Article by Erin Donaghue; photos by Sebastian Montes
Growing up in Charles County, Dee Singletary remembers when her sister Deidra couldn’t sit through a movie or go out to eat with her family because of her autism spectrum disorder. The girl would often become frustrated or overwhelmed in typical daily situations, and when it came to services, there wasn’t much available for her.
“Her school couldn’t take her because of her behavior – they couldn’t provide her the one-one-one attention she needed,” said Dee Singletary, 30, an Elkridge resident who works in Bethesda.
Since then, Deidra Singletary, now 29, has come a long way. The young woman holds down a job at a thrift store, lives in a group home in Silver Spring, and was even recently able to sit through a movie with her peers. Her success is thanks in large part to CSAAC – a Montgomery Village-based non-profit that provides services to children and adults with autism.

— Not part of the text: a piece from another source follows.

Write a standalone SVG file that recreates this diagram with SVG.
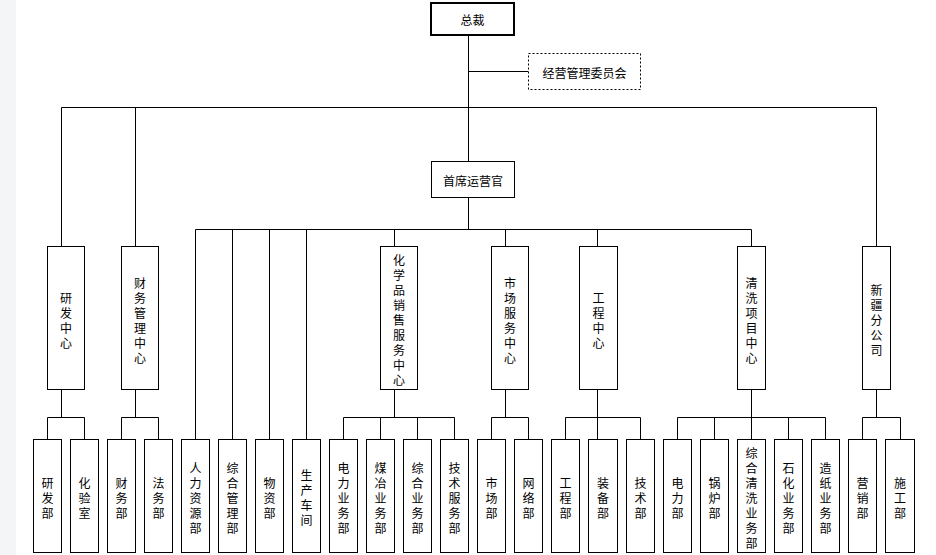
<svg xmlns="http://www.w3.org/2000/svg" width="936" height="555" viewBox="0 0 936 555">
<style>
.b{fill:#fff;stroke:#000;stroke-width:1}
.c{fill:none;stroke:#000;stroke-width:1}
.t{font-family:"Noto Sans CJK SC","Noto Sans CJK TC",sans-serif;font-size:12px;fill:#000;dominant-baseline:central;text-anchor:middle}
</style>
<rect x="0" y="0" width="936" height="555" fill="#fff"/>
<rect x="0" y="0" width="16" height="555" fill="#f4f5f7"/>
<g id="connectors" class="c">
<path d="M468.5 35V161.5M468.5 197.5V229.5M468.5 71.5H528.5"/>
<path d="M61.5 107.5H876.5M61.5 107.5V246.5M135.5 107.5V246.5M876.5 107.5V246.5"/>
<path d="M195.5 229.5H751.5M394.5 229.5V246.5M505.5 229.5V246.5M597.5 229.5V246.5M751.5 229.5V246.5"/>
<path d="M195.5 229.5V439.5M232.5 229.5V439.5M269.5 229.5V439.5M306.5 229.5V439.5"/>
<path d="M61.5 389.5V417.5M47.5 417.5H84.5M47.5 417.5V439.5M84.5 417.5V439.5"/>
<path d="M135.5 389.5V417.5M121.5 417.5H158.5M121.5 417.5V439.5M158.5 417.5V439.5"/>
<path d="M394.5 389.5V417.5M343.5 417.5H454.5M343.5 417.5V439.5M380.5 417.5V439.5M417.5 417.5V439.5M454.5 417.5V439.5"/>
<path d="M505.5 389.5V417.5M491.5 417.5H528.5M491.5 417.5V439.5M528.5 417.5V439.5"/>
<path d="M597.5 389.5V439.5M565.5 417.5H640.5M565.5 417.5V439.5M640.5 417.5V439.5"/>
<path d="M751.5 389.5V439.5M677.5 417.5H825.5M677.5 417.5V439.5M714.5 417.5V439.5M788.5 417.5V439.5M825.5 417.5V439.5"/>
<path d="M876.5 389.5V417.5M862.5 417.5H900.5M862.5 417.5V439.5M900.5 417.5V439.5"/>
</g>
<g id="n-president"><rect x="431" y="3" width="83" height="32" fill="#fff" stroke="#000" stroke-width="2"/><text class="t" x="472.5" y="19">总裁</text></g>
<g id="n-committee"><rect x="528.5" y="53.5" width="112" height="36" fill="#fff" stroke="#000" stroke-width="1" stroke-dasharray="2,2"/><text class="t" x="584.5" y="72">经营管理委员会</text></g>
<g id="n-coo"><rect class="b" x="431.5" y="161.5" width="83" height="36"/><text class="t" x="473" y="180">首席运营官</text></g>

<g id="n-rd"><rect class="b" x="47.5" y="246.5" width="37" height="143"/><text class="t"><tspan x="66" y="296.5">研</tspan><tspan x="66" y="311.5">发</tspan><tspan x="66" y="326.5">中</tspan><tspan x="66" y="341.5">心</tspan></text></g>
<g id="n-fin"><rect class="b" x="121.5" y="246.5" width="37" height="143"/><text class="t"><tspan x="140" y="281.5">财</tspan><tspan x="140" y="296.5">务</tspan><tspan x="140" y="311.5">管</tspan><tspan x="140" y="326.5">理</tspan><tspan x="140" y="341.5">中</tspan><tspan x="140" y="356.5">心</tspan></text></g>
<g id="n-chem"><rect class="b" x="380.5" y="246.5" width="37" height="143"/><text class="t"><tspan x="399" y="259">化</tspan><tspan x="399" y="274">学</tspan><tspan x="399" y="289">品</tspan><tspan x="399" y="304">销</tspan><tspan x="399" y="319">售</tspan><tspan x="399" y="334">服</tspan><tspan x="399" y="349">务</tspan><tspan x="399" y="364">中</tspan><tspan x="399" y="379">心</tspan></text></g>
<g id="n-market"><rect class="b" x="491.5" y="246.5" width="37" height="143"/><text class="t"><tspan x="510" y="281.5">市</tspan><tspan x="510" y="296.5">场</tspan><tspan x="510" y="311.5">服</tspan><tspan x="510" y="326.5">务</tspan><tspan x="510" y="341.5">中</tspan><tspan x="510" y="356.5">心</tspan></text></g>
<g id="n-eng"><rect class="b" x="579.5" y="246.5" width="38" height="143"/><text class="t"><tspan x="598.5" y="296.5">工</tspan><tspan x="598.5" y="311.5">程</tspan><tspan x="598.5" y="326.5">中</tspan><tspan x="598.5" y="341.5">心</tspan></text></g>
<g id="n-clean"><rect class="b" x="737.5" y="246.5" width="28" height="143"/><text class="t"><tspan x="751.5" y="281.5">清</tspan><tspan x="751.5" y="296.5">洗</tspan><tspan x="751.5" y="311.5">项</tspan><tspan x="751.5" y="326.5">目</tspan><tspan x="751.5" y="341.5">中</tspan><tspan x="751.5" y="356.5">心</tspan></text></g>
<g id="n-xj"><rect class="b" x="862.5" y="246.5" width="28" height="143"/><text class="t"><tspan x="876.5" y="289">新</tspan><tspan x="876.5" y="304">疆</tspan><tspan x="876.5" y="319">分</tspan><tspan x="876.5" y="334">公</tspan><tspan x="876.5" y="349">司</tspan></text></g>

<g id="d-rd"><rect class="b" x="33.5" y="439.5" width="28" height="113"/><text class="t"><tspan x="47.5" y="481.5">研</tspan><tspan x="47.5" y="496.5">发</tspan><tspan x="47.5" y="511.5">部</tspan></text></g>
<g id="d-lab"><rect class="b" x="70.5" y="439.5" width="28" height="113"/><text class="t"><tspan x="84.5" y="481.5">化</tspan><tspan x="84.5" y="496.5">验</tspan><tspan x="84.5" y="511.5">室</tspan></text></g>
<g id="d-fin"><rect class="b" x="107.5" y="439.5" width="28" height="113"/><text class="t"><tspan x="121.5" y="481.5">财</tspan><tspan x="121.5" y="496.5">务</tspan><tspan x="121.5" y="511.5">部</tspan></text></g>
<g id="d-law"><rect class="b" x="144.5" y="439.5" width="28" height="113"/><text class="t"><tspan x="158.5" y="481.5">法</tspan><tspan x="158.5" y="496.5">务</tspan><tspan x="158.5" y="511.5">部</tspan></text></g>
<g id="d-hr"><rect class="b" x="181.5" y="439.5" width="28" height="113"/><text class="t"><tspan x="195.5" y="466.5">人</tspan><tspan x="195.5" y="481.5">力</tspan><tspan x="195.5" y="496.5">资</tspan><tspan x="195.5" y="511.5">源</tspan><tspan x="195.5" y="526.5">部</tspan></text></g>
<g id="d-admin"><rect class="b" x="218.5" y="439.5" width="28" height="113"/><text class="t"><tspan x="232.5" y="466.5">综</tspan><tspan x="232.5" y="481.5">合</tspan><tspan x="232.5" y="496.5">管</tspan><tspan x="232.5" y="511.5">理</tspan><tspan x="232.5" y="526.5">部</tspan></text></g>
<g id="d-mat"><rect class="b" x="255.5" y="439.5" width="28" height="113"/><text class="t"><tspan x="269.5" y="481.5">物</tspan><tspan x="269.5" y="496.5">资</tspan><tspan x="269.5" y="511.5">部</tspan></text></g>
<g id="d-prod"><rect class="b" x="292.5" y="439.5" width="28" height="113"/><text class="t"><tspan x="306.5" y="474">生</tspan><tspan x="306.5" y="489">产</tspan><tspan x="306.5" y="504">车</tspan><tspan x="306.5" y="519">间</tspan></text></g>
<g id="d-power"><rect class="b" x="329.5" y="439.5" width="28" height="113"/><text class="t"><tspan x="343.5" y="466.5">电</tspan><tspan x="343.5" y="481.5">力</tspan><tspan x="343.5" y="496.5">业</tspan><tspan x="343.5" y="511.5">务</tspan><tspan x="343.5" y="526.5">部</tspan></text></g>
<g id="d-coal"><rect class="b" x="366.5" y="439.5" width="28" height="113"/><text class="t"><tspan x="380.5" y="466.5">煤</tspan><tspan x="380.5" y="481.5">冶</tspan><tspan x="380.5" y="496.5">业</tspan><tspan x="380.5" y="511.5">务</tspan><tspan x="380.5" y="526.5">部</tspan></text></g>
<g id="d-gen"><rect class="b" x="403.5" y="439.5" width="28" height="113"/><text class="t"><tspan x="417.5" y="466.5">综</tspan><tspan x="417.5" y="481.5">合</tspan><tspan x="417.5" y="496.5">业</tspan><tspan x="417.5" y="511.5">务</tspan><tspan x="417.5" y="526.5">部</tspan></text></g>
<g id="d-tech"><rect class="b" x="440.5" y="439.5" width="28" height="113"/><text class="t"><tspan x="454.5" y="466.5">技</tspan><tspan x="454.5" y="481.5">术</tspan><tspan x="454.5" y="496.5">服</tspan><tspan x="454.5" y="511.5">务</tspan><tspan x="454.5" y="526.5">部</tspan></text></g>
<g id="d-mkt"><rect class="b" x="477.5" y="439.5" width="28" height="113"/><text class="t"><tspan x="491.5" y="481.5">市</tspan><tspan x="491.5" y="496.5">场</tspan><tspan x="491.5" y="511.5">部</tspan></text></g>
<g id="d-net"><rect class="b" x="514.5" y="439.5" width="28" height="113"/><text class="t"><tspan x="528.5" y="481.5">网</tspan><tspan x="528.5" y="496.5">络</tspan><tspan x="528.5" y="511.5">部</tspan></text></g>
<g id="d-eng"><rect class="b" x="551.5" y="439.5" width="28" height="113"/><text class="t"><tspan x="565.5" y="481.5">工</tspan><tspan x="565.5" y="496.5">程</tspan><tspan x="565.5" y="511.5">部</tspan></text></g>
<g id="d-equip"><rect class="b" x="588.5" y="439.5" width="29" height="113"/><text class="t"><tspan x="603" y="481.5">装</tspan><tspan x="603" y="496.5">备</tspan><tspan x="603" y="511.5">部</tspan></text></g>
<g id="d-tech2"><rect class="b" x="626.5" y="439.5" width="28" height="113"/><text class="t"><tspan x="640.5" y="481.5">技</tspan><tspan x="640.5" y="496.5">术</tspan><tspan x="640.5" y="511.5">部</tspan></text></g>
<g id="d-power2"><rect class="b" x="663.5" y="439.5" width="28" height="113"/><text class="t"><tspan x="677.5" y="481.5">电</tspan><tspan x="677.5" y="496.5">力</tspan><tspan x="677.5" y="511.5">部</tspan></text></g>
<g id="d-boiler"><rect class="b" x="700.5" y="439.5" width="28" height="113"/><text class="t"><tspan x="714.5" y="481.5">锅</tspan><tspan x="714.5" y="496.5">炉</tspan><tspan x="714.5" y="511.5">部</tspan></text></g>
<g id="d-gclean"><rect class="b" x="737.5" y="439.5" width="28" height="113"/><text class="t"><tspan x="751.5" y="451.5">综</tspan><tspan x="751.5" y="466.5">合</tspan><tspan x="751.5" y="481.5">清</tspan><tspan x="751.5" y="496.5">洗</tspan><tspan x="751.5" y="511.5">业</tspan><tspan x="751.5" y="526.5">务</tspan><tspan x="751.5" y="541.5">部</tspan></text></g>
<g id="d-petro"><rect class="b" x="774.5" y="439.5" width="28" height="113"/><text class="t"><tspan x="788.5" y="466.5">石</tspan><tspan x="788.5" y="481.5">化</tspan><tspan x="788.5" y="496.5">业</tspan><tspan x="788.5" y="511.5">务</tspan><tspan x="788.5" y="526.5">部</tspan></text></g>
<g id="d-paper"><rect class="b" x="811.5" y="439.5" width="28" height="113"/><text class="t"><tspan x="825.5" y="466.5">造</tspan><tspan x="825.5" y="481.5">纸</tspan><tspan x="825.5" y="496.5">业</tspan><tspan x="825.5" y="511.5">务</tspan><tspan x="825.5" y="526.5">部</tspan></text></g>
<g id="d-sales"><rect class="b" x="848.5" y="439.5" width="28" height="113"/><text class="t"><tspan x="862.5" y="481.5">营</tspan><tspan x="862.5" y="496.5">销</tspan><tspan x="862.5" y="511.5">部</tspan></text></g>
<g id="d-build"><rect class="b" x="885.5" y="439.5" width="29" height="113"/><text class="t"><tspan x="900" y="481.5">施</tspan><tspan x="900" y="496.5">工</tspan><tspan x="900" y="511.5">部</tspan></text></g>
</svg>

At the group’s fourth annual April happy hour fundraiser at in Bethesda, Singletary described the impact the group has had on her sister, who lives in one of the 52 homes the group operates in the county. “What CSAAC has offered my sister is a great quality of life,” Singletary said.
Founded in 1979, CSAAC provides a variety of educational, vocational, and residential services to those who suffer from autism, said CSAAC Foundation executive director Ayda Sanver. Many, like Singletary, are provided with around-the-clock supervision and support, both at work and at home. “We’re 24/7/365,” Sanver said.
Though CSAAC’s services are funded largely through the state, fundraising efforts like Thursday’s happy hour benefit things like recreation, technology, vacations, and other services that enhance the quality of life for those with autism, Sanver said.
More than 100 attended the fourth annual event, which raised more than $6,000 for the CSAAC Foundation. The happy hour also marked the National Autism Awareness Month, observed each April to raise awareness about the disorder, which affects as many as one in 88 U.S. children, according to the CDC.